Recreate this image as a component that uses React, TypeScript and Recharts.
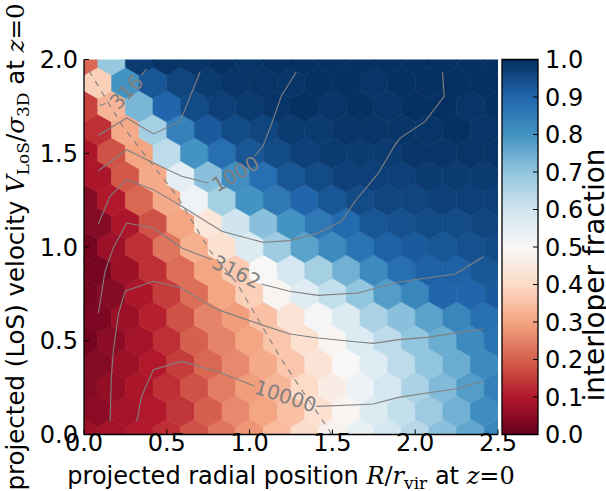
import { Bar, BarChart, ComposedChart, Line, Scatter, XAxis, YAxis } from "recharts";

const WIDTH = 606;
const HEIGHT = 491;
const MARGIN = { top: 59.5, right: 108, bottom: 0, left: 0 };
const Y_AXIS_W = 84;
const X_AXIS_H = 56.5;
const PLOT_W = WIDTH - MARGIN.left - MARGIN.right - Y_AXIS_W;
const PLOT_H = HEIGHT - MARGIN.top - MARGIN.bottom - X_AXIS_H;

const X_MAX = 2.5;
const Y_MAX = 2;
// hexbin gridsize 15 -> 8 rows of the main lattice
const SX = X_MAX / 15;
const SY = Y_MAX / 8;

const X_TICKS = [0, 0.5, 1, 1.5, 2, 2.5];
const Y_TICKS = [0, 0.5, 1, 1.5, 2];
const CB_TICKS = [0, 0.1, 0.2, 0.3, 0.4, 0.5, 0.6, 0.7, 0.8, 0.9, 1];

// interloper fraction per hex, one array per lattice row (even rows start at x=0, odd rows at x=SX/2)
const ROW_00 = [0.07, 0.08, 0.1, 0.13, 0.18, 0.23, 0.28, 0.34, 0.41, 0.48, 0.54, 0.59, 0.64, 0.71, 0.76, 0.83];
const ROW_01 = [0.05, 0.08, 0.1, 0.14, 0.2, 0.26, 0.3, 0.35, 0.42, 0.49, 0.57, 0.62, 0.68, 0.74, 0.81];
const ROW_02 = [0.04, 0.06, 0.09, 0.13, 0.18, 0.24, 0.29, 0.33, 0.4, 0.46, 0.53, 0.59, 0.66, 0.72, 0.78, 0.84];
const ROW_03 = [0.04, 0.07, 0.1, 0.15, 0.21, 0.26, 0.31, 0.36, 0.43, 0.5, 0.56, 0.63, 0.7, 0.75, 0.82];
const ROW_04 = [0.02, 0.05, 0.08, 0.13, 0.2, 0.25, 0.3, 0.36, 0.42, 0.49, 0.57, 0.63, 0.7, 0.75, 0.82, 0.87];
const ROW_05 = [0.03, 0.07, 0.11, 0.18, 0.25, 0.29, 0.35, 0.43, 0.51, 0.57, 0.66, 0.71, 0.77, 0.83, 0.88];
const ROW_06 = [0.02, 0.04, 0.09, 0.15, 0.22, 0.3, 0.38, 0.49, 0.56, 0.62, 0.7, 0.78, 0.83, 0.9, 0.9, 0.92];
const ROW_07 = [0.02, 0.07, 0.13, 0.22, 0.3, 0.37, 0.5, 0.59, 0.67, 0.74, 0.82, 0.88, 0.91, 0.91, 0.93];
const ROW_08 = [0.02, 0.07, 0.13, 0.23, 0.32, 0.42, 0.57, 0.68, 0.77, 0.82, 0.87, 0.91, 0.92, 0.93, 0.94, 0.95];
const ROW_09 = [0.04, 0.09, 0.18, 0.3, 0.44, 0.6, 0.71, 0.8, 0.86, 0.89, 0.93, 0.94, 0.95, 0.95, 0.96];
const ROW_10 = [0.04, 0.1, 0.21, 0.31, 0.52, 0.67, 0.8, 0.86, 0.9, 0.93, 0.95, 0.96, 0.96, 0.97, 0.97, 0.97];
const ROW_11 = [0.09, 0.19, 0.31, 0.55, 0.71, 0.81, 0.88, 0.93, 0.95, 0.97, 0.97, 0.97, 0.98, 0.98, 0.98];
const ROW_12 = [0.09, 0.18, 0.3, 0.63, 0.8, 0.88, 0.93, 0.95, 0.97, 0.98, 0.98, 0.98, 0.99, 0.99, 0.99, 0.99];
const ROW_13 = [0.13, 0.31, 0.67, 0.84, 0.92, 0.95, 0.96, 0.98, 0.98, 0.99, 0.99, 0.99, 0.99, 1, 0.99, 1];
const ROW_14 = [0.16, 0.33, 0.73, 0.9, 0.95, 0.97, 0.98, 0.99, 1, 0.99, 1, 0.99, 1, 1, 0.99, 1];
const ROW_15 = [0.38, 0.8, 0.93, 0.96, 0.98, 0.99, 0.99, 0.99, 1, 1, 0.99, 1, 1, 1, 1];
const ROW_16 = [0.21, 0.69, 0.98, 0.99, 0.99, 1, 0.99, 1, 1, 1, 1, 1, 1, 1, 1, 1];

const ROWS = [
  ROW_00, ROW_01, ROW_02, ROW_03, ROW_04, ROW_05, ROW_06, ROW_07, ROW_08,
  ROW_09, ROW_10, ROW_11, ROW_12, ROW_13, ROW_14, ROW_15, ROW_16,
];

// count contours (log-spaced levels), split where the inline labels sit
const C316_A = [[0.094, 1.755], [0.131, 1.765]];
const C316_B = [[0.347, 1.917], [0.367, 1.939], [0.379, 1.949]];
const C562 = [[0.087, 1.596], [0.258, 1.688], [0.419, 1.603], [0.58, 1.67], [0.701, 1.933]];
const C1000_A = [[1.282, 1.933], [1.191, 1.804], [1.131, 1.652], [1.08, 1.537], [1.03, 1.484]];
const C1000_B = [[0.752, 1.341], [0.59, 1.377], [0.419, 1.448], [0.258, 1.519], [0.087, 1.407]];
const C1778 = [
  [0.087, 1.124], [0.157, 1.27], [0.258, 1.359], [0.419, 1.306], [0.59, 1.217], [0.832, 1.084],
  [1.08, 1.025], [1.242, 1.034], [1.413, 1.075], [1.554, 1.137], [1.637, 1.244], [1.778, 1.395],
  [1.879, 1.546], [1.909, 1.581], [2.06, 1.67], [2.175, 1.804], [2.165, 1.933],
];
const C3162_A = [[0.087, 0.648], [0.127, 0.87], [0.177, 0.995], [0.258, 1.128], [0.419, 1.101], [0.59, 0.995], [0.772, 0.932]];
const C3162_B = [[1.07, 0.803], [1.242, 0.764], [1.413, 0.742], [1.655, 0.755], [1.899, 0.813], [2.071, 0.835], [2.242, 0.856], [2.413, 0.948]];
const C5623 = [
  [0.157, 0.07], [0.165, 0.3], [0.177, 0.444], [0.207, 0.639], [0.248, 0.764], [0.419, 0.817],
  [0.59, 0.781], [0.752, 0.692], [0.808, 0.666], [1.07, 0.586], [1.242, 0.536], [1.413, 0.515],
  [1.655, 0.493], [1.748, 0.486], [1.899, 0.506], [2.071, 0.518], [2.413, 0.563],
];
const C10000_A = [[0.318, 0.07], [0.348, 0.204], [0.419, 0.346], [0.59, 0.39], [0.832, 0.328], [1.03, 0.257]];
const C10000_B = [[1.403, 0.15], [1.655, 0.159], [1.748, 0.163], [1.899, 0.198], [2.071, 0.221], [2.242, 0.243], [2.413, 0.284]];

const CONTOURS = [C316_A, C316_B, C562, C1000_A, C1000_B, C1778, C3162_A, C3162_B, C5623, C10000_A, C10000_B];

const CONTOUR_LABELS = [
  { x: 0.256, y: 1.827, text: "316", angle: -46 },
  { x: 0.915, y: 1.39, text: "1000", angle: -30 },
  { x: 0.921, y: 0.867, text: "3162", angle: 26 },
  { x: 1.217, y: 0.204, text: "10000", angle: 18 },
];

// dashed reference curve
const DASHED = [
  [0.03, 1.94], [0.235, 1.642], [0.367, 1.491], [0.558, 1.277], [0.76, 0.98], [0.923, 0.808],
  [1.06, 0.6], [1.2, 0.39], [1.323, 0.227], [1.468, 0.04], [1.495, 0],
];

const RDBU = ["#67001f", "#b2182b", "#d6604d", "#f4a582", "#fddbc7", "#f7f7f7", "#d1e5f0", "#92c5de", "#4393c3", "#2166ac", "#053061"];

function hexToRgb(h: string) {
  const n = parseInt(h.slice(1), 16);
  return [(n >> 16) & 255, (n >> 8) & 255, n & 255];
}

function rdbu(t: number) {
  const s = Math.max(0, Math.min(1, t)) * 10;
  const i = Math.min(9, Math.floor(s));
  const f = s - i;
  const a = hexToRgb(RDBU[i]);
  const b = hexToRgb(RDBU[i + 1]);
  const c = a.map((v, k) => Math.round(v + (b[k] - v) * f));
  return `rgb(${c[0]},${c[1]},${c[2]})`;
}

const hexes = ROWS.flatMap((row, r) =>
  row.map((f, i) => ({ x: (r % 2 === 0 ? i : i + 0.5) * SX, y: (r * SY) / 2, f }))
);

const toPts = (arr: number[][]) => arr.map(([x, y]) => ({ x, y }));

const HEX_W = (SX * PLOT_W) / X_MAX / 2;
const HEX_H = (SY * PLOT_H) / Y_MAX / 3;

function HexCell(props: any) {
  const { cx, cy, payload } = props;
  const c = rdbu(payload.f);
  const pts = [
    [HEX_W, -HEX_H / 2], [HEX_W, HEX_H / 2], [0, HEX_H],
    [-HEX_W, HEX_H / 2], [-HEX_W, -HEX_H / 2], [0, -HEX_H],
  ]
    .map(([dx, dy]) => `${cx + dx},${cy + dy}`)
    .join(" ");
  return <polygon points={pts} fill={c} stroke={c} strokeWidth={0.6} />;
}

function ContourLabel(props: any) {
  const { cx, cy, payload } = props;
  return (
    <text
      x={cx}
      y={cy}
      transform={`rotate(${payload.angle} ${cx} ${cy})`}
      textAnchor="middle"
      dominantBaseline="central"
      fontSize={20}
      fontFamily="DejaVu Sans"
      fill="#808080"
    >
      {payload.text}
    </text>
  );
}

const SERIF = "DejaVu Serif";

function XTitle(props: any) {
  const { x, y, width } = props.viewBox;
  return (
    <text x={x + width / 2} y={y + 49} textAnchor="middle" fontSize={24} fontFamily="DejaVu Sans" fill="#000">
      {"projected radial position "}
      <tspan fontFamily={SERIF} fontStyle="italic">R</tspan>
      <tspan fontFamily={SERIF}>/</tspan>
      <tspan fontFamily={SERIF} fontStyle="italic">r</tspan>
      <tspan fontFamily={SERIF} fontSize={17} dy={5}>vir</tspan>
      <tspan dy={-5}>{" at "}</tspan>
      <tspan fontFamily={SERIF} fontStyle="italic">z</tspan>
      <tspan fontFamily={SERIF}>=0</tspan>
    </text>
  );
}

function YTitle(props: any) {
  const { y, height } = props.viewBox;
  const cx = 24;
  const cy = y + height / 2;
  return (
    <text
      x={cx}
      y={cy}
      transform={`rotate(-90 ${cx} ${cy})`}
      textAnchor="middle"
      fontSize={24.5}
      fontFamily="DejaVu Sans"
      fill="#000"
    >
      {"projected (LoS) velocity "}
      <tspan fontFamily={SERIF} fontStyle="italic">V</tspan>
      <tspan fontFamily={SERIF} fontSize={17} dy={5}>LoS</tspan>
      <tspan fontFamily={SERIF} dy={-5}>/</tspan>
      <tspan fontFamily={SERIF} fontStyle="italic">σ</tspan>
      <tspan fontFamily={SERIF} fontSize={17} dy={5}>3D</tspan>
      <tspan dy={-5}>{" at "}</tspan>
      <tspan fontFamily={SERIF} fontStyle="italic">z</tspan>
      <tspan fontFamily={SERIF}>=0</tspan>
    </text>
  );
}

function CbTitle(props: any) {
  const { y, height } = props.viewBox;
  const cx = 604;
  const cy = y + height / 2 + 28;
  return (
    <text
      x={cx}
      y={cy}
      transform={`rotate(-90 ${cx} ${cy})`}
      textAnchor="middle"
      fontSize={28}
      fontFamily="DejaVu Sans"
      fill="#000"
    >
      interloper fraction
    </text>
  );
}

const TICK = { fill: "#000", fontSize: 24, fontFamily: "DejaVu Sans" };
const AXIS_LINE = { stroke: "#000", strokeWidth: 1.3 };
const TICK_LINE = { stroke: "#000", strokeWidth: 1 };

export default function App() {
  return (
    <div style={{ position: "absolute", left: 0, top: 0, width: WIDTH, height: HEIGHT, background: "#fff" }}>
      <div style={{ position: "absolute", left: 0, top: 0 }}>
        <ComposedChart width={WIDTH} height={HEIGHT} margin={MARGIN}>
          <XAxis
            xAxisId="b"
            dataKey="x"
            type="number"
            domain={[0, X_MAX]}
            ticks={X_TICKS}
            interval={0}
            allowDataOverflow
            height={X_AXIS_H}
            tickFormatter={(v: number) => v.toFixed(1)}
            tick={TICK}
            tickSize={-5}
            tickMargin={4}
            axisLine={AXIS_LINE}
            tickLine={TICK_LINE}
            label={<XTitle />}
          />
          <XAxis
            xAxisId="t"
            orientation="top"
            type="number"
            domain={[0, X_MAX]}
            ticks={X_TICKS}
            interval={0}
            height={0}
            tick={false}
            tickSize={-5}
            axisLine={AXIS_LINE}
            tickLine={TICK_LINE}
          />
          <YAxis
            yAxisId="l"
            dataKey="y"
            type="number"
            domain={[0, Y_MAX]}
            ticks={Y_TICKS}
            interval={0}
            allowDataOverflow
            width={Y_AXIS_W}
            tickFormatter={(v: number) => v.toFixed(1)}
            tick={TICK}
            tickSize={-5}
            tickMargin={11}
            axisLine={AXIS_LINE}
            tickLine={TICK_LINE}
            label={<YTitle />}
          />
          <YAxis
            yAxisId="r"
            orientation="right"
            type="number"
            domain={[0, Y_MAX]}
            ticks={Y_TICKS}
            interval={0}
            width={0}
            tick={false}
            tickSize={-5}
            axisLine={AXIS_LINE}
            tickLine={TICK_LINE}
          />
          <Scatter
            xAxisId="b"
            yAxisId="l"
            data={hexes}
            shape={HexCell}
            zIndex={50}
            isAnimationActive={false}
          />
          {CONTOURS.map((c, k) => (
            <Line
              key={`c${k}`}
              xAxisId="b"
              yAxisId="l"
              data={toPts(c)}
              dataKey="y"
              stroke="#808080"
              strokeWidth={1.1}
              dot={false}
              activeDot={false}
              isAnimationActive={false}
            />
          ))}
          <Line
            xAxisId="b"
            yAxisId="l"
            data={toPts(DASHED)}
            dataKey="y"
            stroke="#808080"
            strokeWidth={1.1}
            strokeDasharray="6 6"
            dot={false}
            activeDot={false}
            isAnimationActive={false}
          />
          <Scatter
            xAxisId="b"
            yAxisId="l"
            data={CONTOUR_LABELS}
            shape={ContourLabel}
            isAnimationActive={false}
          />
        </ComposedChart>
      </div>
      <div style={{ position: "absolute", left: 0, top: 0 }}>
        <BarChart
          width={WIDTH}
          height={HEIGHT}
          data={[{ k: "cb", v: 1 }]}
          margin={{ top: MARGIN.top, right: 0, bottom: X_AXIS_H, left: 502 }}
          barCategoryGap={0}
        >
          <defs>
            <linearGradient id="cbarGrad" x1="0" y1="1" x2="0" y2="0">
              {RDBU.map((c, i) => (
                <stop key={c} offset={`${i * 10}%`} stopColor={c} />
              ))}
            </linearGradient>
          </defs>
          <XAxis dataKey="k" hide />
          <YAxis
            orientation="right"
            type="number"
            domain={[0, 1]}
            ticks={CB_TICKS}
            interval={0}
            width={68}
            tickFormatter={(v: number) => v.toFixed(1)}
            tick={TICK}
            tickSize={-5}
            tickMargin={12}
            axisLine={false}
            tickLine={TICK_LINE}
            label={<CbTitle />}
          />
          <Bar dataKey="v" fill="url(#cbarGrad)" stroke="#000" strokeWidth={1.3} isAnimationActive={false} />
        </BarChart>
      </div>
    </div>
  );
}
========================================
== Directions for this task ==
Write out an exact copy of the listing, first line through the line containing "0.8, 0.9, 1];", with the pictures left out.

== Result below ==
Recreate this image as a component that uses React, TypeScript and Recharts.
import { Bar, BarChart, ComposedChart, Line, Scatter, XAxis, YAxis } from "recharts";

const WIDTH = 606;
const HEIGHT = 491;
const MARGIN = { top: 59.5, right: 108, bottom: 0, left: 0 };
const Y_AXIS_W = 84;
const X_AXIS_H = 56.5;
const PLOT_W = WIDTH - MARGIN.left - MARGIN.right - Y_AXIS_W;
const PLOT_H = HEIGHT - MARGIN.top - MARGIN.bottom - X_AXIS_H;

const X_MAX = 2.5;
const Y_MAX = 2;
// hexbin gridsize 15 -> 8 rows of the main lattice
const SX = X_MAX / 15;
const SY = Y_MAX / 8;

const X_TICKS = [0, 0.5, 1, 1.5, 2, 2.5];
const Y_TICKS = [0, 0.5, 1, 1.5, 2];
const CB_TICKS = [0, 0.1, 0.2, 0.3, 0.4, 0.5, 0.6, 0.7, 0.8, 0.9, 1];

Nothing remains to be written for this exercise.